New Year Reality Check: Planning Is Your Fundraising Advantage
January doesn’t feel like a clean slate this year. It feels heavier.
Budgets are tighter. Donors are more cautious. Boards are asking harder questions. And communications teams are once again being asked to “do more with less.”
The good news? In lean times, smart planning becomes a competitive advantage. Organizations that are disciplined, focused, and intentional will raise more money than those that simply react. Here’s how to start the year strong.
1. Plan for Fewer Messages — Not More
When money is tight, the instinct is to communicate constantly. Resist that urge.
Instead, map your year around 3–4 priority fundraising moments that actually matter (a spring appeal, a signature event, a year-end push). Then build integrated mini-campaigns around each one — email, donor outreach, storytelling, and follow-up.
Ask: If we could only execute four things well this year, what would they be? Focus creates clarity. Clarity builds trust. Trust drives giving.

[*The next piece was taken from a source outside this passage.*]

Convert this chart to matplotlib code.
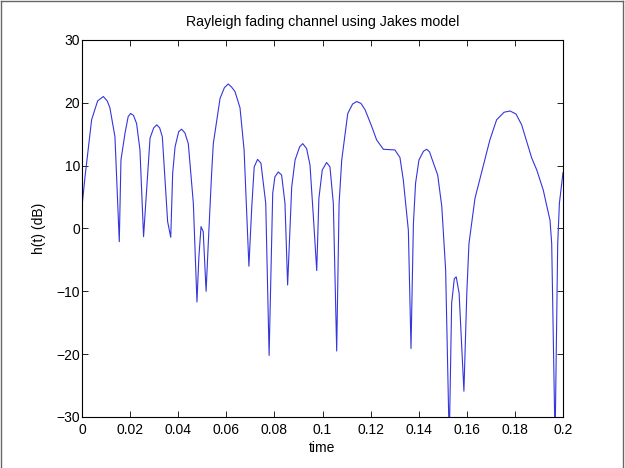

2. Build Messaging for Donor Anxiety, Not Optimism
Many donors are worried — about the economy, about their families, about uncertainty. Planning means acknowledging that reality. Audit your messaging now. Are you relying on urgency alone? Or are you clearly answering the donor’s unspoken question: “Does my gift still matter right now?”
Strong planning means developing core messages that emphasize impact, stewardship, and restraint — showing donors that you are thoughtful, responsible, and worthy of investment even in hard times.
3. Use Planning to Say “No” Strategically
A real plan gives you permission to stop doing things that don’t raise money.
Review last year’s efforts and be ruthless. Which activities drained time without delivering revenue or relationships? Planning isn’t just about what you’ll do — it’s about what you’ll stop doing so your best work can breathe.
In tough climates, organizations don’t win by working harder.
They win by working smarter, earlier, and with intention.